## begin

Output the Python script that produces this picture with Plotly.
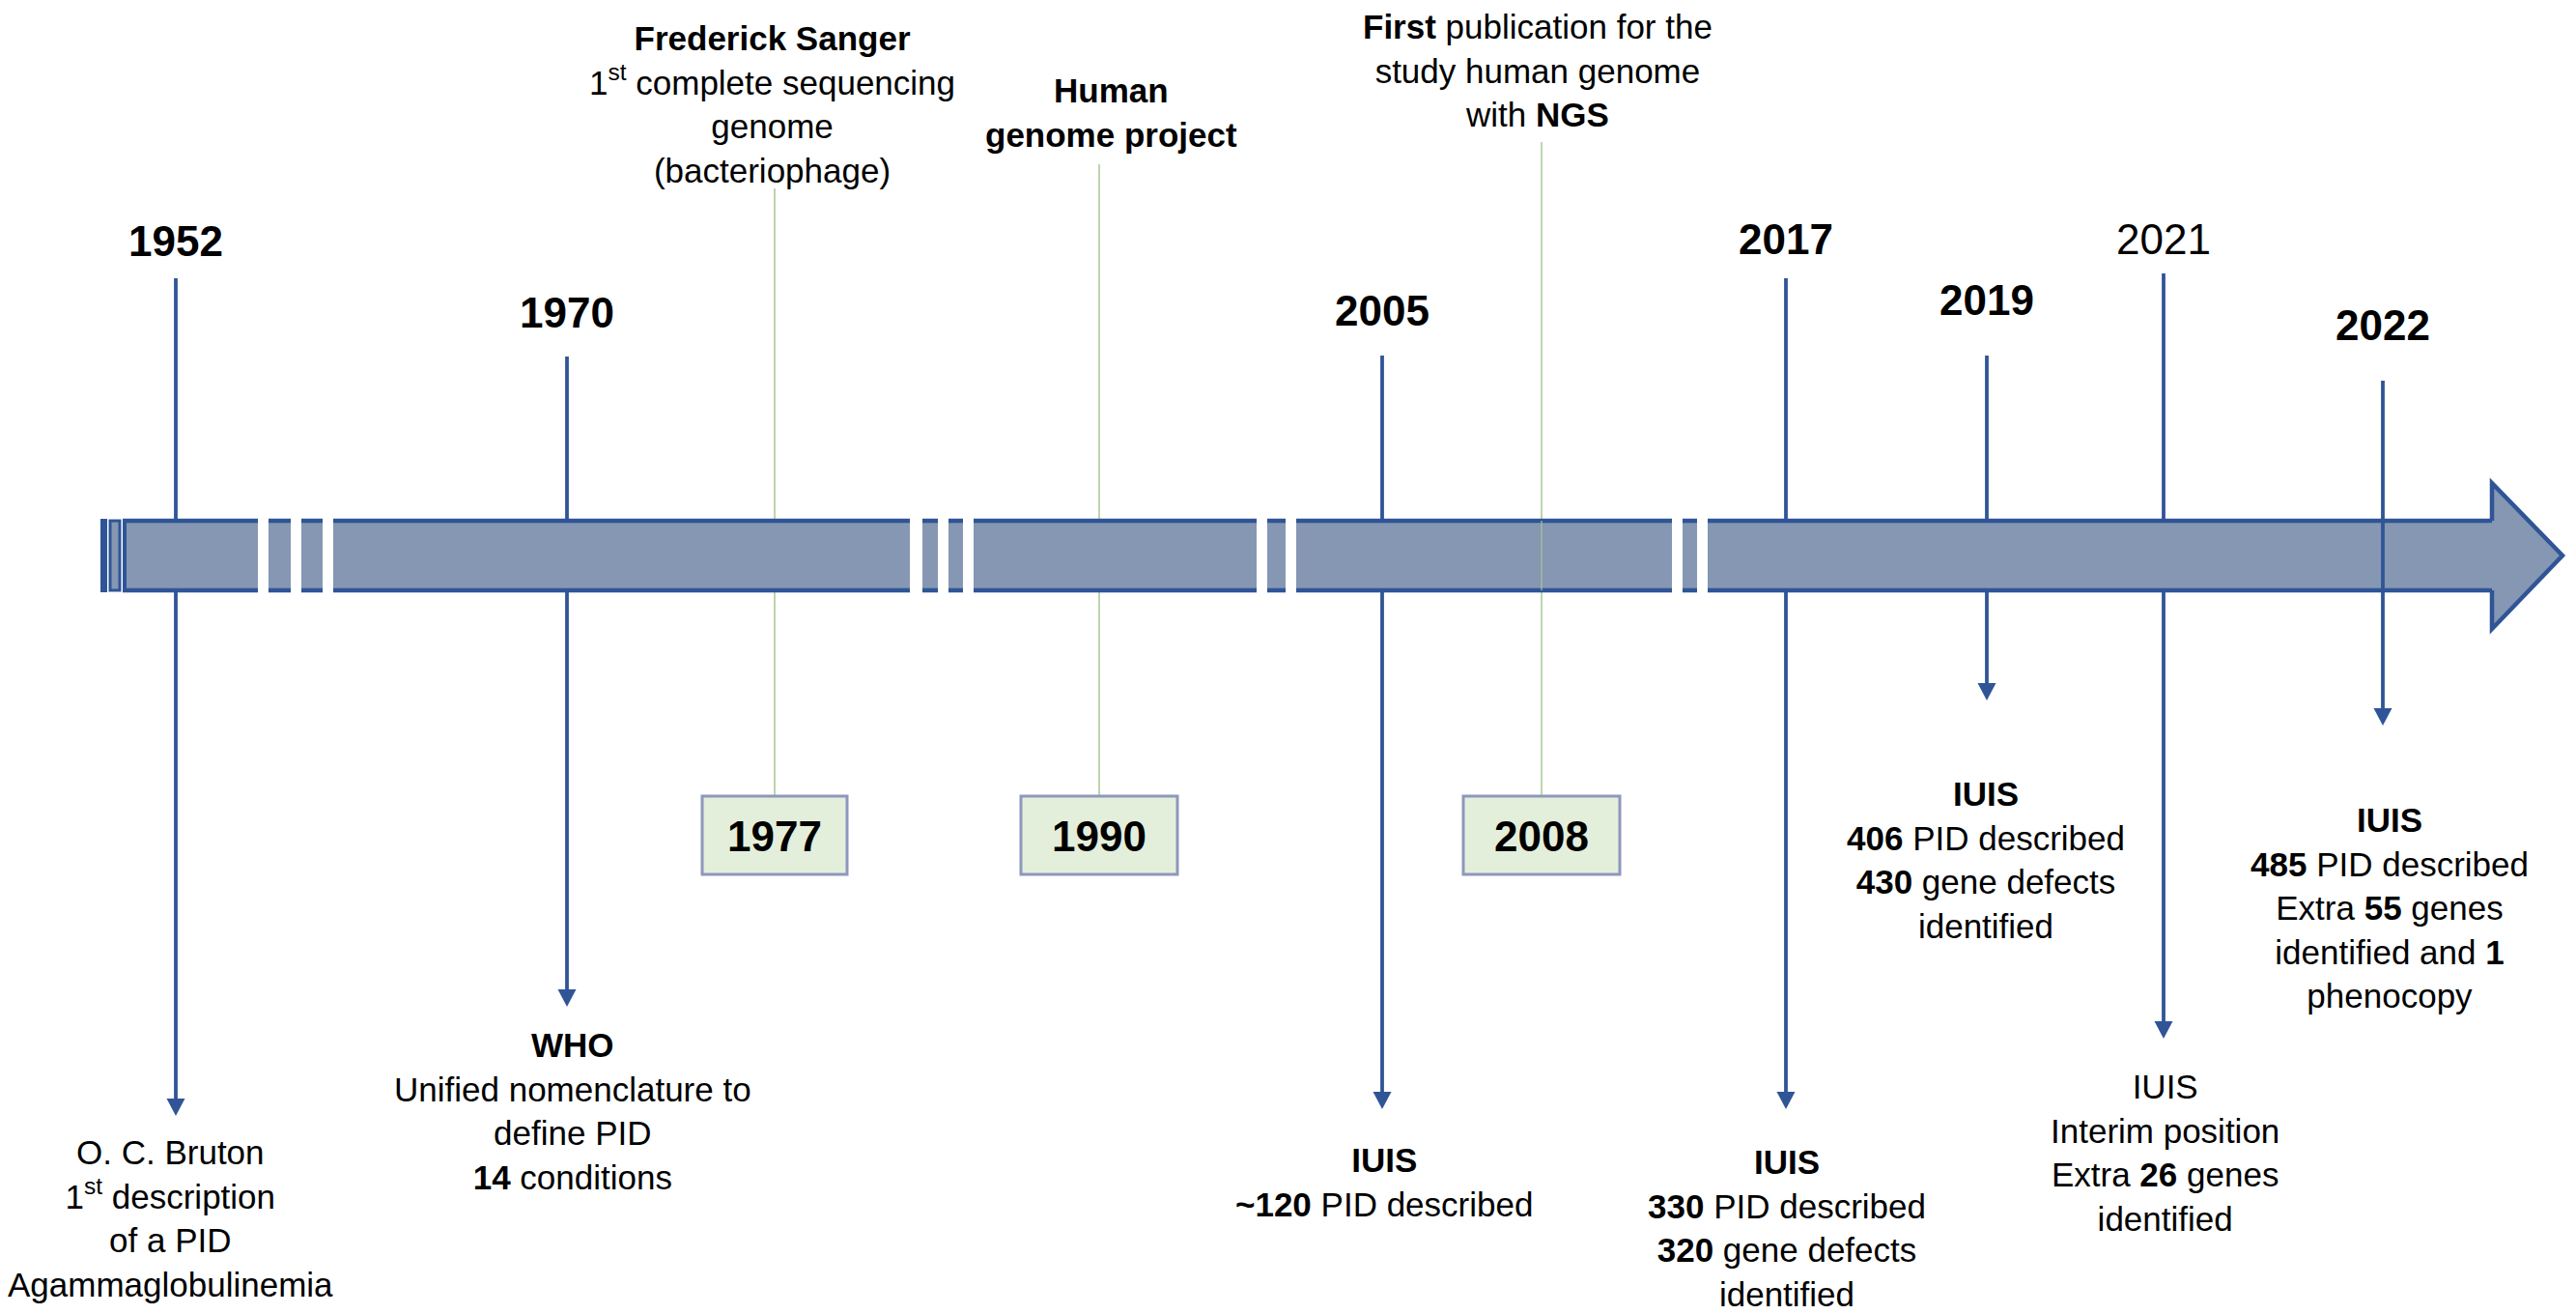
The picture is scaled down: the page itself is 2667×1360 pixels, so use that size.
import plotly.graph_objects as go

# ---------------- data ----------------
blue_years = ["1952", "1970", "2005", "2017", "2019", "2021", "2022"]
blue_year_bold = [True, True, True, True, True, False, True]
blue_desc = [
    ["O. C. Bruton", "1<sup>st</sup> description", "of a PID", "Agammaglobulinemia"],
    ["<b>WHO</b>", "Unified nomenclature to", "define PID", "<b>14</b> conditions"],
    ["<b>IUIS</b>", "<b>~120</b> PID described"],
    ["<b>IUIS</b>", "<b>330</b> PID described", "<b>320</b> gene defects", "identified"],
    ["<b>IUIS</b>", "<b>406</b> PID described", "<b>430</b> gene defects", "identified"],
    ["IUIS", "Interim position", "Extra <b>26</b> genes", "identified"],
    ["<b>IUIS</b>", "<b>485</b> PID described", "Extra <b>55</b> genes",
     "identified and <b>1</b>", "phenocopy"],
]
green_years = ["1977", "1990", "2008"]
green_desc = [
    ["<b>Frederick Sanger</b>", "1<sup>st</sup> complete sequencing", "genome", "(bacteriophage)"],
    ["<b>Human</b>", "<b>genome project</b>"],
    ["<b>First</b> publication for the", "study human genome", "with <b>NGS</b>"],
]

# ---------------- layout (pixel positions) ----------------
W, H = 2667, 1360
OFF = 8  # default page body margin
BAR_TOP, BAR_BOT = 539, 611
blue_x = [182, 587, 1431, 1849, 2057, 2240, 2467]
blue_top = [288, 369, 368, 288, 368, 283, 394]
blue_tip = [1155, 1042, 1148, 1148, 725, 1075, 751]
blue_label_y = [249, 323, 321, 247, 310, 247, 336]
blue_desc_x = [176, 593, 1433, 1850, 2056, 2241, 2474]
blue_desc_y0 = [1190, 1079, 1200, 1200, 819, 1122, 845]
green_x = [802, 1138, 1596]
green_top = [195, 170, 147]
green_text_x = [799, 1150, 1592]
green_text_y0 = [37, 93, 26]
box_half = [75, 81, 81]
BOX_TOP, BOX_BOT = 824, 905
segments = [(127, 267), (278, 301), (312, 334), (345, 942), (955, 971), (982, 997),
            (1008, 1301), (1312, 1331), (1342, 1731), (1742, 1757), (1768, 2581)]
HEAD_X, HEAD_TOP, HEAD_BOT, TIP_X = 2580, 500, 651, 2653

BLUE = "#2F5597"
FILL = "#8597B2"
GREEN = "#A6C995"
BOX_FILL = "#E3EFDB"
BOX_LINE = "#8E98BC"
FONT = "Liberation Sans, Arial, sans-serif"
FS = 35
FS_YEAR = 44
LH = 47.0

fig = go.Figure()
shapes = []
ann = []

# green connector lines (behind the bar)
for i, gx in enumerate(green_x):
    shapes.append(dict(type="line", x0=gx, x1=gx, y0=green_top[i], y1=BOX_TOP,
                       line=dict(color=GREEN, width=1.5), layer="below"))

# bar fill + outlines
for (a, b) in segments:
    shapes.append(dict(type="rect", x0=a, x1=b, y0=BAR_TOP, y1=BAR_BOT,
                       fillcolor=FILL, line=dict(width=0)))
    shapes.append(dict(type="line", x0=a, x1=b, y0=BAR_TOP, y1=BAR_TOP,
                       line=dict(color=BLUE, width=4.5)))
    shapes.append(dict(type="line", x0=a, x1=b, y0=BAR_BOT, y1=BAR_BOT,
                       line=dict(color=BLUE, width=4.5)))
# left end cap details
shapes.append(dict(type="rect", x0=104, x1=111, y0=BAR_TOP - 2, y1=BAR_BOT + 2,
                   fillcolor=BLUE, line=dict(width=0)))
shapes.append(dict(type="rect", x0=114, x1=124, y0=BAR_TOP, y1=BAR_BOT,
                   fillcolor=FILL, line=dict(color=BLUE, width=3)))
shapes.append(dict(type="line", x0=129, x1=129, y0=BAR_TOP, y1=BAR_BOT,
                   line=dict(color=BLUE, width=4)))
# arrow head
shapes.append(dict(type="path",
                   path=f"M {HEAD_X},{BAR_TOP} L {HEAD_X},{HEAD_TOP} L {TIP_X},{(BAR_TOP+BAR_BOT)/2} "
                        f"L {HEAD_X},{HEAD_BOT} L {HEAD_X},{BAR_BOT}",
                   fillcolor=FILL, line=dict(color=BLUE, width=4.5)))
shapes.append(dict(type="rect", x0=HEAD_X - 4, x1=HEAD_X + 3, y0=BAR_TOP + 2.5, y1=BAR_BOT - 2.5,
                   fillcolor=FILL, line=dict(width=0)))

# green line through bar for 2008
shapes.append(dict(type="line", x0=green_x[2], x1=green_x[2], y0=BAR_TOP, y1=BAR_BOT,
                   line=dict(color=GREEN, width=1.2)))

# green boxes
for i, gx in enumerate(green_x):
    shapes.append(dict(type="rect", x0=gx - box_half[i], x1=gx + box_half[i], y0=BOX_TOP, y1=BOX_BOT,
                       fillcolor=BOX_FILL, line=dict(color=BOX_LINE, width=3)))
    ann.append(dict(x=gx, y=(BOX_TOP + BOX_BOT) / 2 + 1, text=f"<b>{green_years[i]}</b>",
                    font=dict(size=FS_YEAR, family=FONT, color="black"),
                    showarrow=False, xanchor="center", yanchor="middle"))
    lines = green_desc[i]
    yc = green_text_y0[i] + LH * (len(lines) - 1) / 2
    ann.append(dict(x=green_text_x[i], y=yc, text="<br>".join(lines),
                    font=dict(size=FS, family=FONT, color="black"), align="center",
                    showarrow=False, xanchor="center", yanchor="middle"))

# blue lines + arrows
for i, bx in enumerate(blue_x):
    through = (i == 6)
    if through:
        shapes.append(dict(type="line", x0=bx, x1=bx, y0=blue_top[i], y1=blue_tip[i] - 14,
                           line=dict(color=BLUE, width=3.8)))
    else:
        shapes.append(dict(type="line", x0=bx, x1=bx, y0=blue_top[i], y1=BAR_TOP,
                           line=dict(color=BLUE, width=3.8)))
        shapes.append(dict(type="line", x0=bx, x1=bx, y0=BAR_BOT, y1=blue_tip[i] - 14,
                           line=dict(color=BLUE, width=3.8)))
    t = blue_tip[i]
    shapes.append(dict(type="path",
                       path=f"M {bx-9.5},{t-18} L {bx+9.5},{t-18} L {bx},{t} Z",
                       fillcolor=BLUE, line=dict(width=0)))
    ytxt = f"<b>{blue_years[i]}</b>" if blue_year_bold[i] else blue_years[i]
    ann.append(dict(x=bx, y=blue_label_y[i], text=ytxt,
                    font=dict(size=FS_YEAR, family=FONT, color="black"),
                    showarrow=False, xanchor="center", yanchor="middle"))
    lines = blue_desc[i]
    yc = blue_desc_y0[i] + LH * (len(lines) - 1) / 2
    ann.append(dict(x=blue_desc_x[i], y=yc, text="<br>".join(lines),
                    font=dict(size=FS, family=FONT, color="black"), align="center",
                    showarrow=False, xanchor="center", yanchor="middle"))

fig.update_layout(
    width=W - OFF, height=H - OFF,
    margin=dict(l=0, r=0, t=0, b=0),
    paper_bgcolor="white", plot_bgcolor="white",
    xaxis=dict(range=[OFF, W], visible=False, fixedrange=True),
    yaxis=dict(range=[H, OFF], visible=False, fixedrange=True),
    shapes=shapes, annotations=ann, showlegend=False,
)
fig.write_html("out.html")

## end

_WRITTEN INSTRUCTION_: The lines to extract from the data above begin with the line containing "The picture is" and end with the line containing "import plotly.graph_objects as go". Extract them exactly, including both.

_EXPECTED ANSWER_:
The picture is scaled down: the page itself is 2667×1360 pixels, so use that size.
import plotly.graph_objects as go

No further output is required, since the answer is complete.